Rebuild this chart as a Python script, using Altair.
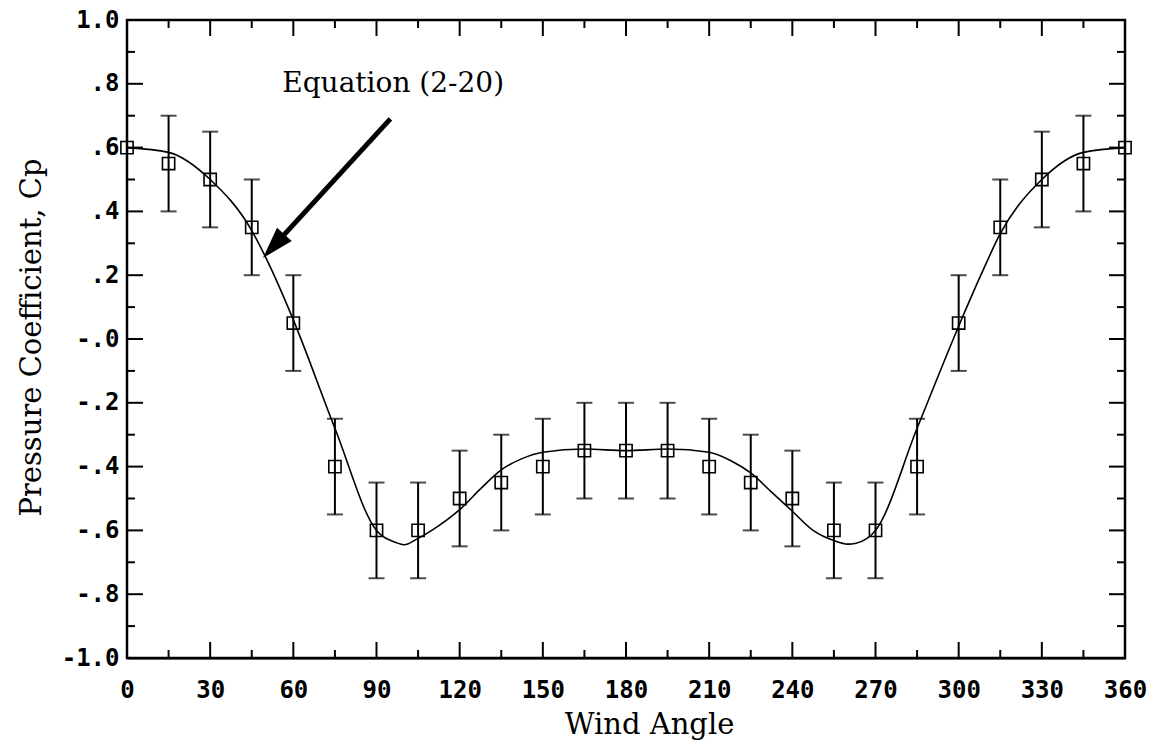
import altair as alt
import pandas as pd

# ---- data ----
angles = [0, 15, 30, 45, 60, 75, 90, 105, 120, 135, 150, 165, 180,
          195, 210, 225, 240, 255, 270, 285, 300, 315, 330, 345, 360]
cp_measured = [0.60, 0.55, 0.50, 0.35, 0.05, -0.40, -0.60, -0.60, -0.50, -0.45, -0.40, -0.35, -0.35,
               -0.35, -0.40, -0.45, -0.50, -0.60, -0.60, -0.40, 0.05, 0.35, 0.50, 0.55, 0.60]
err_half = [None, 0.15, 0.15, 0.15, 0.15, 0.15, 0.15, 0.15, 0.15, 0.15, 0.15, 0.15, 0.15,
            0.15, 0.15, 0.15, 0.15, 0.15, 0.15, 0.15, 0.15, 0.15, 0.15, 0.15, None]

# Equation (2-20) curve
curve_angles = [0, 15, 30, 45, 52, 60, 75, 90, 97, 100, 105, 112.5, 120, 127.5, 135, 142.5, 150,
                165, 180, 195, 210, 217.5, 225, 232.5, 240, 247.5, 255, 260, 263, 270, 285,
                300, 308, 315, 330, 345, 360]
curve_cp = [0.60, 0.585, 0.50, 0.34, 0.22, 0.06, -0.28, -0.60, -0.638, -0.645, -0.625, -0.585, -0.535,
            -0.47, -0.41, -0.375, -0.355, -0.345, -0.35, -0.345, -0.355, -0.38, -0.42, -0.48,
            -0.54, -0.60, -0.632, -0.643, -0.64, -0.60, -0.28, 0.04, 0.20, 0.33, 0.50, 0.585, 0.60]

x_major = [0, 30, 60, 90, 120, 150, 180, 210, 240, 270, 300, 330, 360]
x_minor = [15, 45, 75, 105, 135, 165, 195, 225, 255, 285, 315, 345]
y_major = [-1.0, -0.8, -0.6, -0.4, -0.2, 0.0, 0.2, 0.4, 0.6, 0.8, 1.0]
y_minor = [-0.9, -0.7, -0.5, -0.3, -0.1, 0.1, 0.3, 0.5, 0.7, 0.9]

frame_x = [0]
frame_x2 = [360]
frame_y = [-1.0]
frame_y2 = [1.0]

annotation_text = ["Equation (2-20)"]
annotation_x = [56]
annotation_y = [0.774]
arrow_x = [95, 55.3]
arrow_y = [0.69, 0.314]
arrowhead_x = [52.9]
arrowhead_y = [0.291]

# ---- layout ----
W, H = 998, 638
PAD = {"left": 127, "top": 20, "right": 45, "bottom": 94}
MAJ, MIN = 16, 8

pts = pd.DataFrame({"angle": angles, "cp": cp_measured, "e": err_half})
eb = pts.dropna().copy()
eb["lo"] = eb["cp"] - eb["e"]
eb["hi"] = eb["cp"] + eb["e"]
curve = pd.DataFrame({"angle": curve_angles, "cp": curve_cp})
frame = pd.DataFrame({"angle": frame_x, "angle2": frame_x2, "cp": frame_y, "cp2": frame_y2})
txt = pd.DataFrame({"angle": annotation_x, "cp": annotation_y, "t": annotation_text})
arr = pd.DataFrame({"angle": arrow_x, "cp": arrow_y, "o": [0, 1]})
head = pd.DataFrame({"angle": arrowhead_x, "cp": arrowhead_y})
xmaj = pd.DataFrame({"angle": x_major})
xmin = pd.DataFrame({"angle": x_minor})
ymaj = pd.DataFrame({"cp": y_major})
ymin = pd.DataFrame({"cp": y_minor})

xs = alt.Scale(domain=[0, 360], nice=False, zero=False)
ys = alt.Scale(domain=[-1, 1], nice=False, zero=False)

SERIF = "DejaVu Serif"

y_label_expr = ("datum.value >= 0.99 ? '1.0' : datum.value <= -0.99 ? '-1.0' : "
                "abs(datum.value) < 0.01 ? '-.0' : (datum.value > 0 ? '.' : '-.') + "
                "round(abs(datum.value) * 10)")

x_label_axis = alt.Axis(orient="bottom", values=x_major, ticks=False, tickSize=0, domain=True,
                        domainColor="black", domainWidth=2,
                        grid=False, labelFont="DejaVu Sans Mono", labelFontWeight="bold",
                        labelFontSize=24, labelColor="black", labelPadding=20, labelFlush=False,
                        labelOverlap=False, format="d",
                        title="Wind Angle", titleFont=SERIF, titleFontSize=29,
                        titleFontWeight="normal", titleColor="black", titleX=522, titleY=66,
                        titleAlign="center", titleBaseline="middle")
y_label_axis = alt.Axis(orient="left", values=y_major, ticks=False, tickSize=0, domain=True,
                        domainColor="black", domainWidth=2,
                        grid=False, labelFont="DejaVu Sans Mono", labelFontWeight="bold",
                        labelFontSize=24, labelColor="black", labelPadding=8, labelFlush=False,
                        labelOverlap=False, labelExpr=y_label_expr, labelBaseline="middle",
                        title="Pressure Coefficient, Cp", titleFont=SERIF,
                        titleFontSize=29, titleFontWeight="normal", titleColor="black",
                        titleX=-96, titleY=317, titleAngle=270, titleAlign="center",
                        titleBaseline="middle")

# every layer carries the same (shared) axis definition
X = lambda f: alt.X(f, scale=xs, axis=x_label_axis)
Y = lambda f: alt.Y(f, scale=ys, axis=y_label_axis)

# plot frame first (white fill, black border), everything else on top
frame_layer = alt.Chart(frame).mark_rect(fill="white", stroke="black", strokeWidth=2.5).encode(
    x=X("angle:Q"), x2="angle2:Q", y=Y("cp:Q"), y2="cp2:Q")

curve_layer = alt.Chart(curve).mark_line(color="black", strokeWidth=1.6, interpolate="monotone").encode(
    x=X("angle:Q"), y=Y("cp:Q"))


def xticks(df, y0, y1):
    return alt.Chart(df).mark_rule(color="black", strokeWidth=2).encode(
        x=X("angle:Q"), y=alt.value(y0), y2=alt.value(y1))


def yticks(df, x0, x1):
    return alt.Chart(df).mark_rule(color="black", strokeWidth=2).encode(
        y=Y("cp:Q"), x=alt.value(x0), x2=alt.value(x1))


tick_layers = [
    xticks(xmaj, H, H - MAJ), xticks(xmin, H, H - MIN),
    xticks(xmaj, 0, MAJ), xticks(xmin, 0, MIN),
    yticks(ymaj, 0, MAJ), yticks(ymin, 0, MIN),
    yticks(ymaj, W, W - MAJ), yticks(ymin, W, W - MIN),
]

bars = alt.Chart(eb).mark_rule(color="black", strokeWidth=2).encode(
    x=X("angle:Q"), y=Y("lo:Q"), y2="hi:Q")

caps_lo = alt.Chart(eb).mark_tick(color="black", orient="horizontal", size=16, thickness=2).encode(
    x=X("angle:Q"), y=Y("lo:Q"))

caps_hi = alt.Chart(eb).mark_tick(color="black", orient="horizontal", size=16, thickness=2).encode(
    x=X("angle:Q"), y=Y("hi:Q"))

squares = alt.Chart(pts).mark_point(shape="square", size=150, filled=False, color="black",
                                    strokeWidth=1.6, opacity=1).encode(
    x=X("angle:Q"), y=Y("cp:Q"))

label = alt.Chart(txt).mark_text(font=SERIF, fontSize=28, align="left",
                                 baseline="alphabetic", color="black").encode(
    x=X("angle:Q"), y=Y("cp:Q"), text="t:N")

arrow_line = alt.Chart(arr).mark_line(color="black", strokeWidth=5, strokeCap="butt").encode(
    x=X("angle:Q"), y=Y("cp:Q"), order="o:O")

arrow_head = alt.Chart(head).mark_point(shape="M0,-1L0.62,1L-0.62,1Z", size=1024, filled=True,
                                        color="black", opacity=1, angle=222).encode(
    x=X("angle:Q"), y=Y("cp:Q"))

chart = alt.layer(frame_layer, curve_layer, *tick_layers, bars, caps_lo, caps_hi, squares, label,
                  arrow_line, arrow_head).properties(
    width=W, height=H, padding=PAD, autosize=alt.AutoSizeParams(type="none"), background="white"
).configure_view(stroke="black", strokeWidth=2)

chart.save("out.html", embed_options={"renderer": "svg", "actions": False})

^^^^^^^^

Quote, exactly and only, the lines from the first line of the data above through the line containing "0.15, 0.15, None]". The pictures do not belong in it.

Rebuild this chart as a Python script, using Altair.
import altair as alt
import pandas as pd

# ---- data ----
angles = [0, 15, 30, 45, 60, 75, 90, 105, 120, 135, 150, 165, 180,
          195, 210, 225, 240, 255, 270, 285, 300, 315, 330, 345, 360]
cp_measured = [0.60, 0.55, 0.50, 0.35, 0.05, -0.40, -0.60, -0.60, -0.50, -0.45, -0.40, -0.35, -0.35,
               -0.35, -0.40, -0.45, -0.50, -0.60, -0.60, -0.40, 0.05, 0.35, 0.50, 0.55, 0.60]
err_half = [None, 0.15, 0.15, 0.15, 0.15, 0.15, 0.15, 0.15, 0.15, 0.15, 0.15, 0.15, 0.15,
            0.15, 0.15, 0.15, 0.15, 0.15, 0.15, 0.15, 0.15, 0.15, 0.15, 0.15, None]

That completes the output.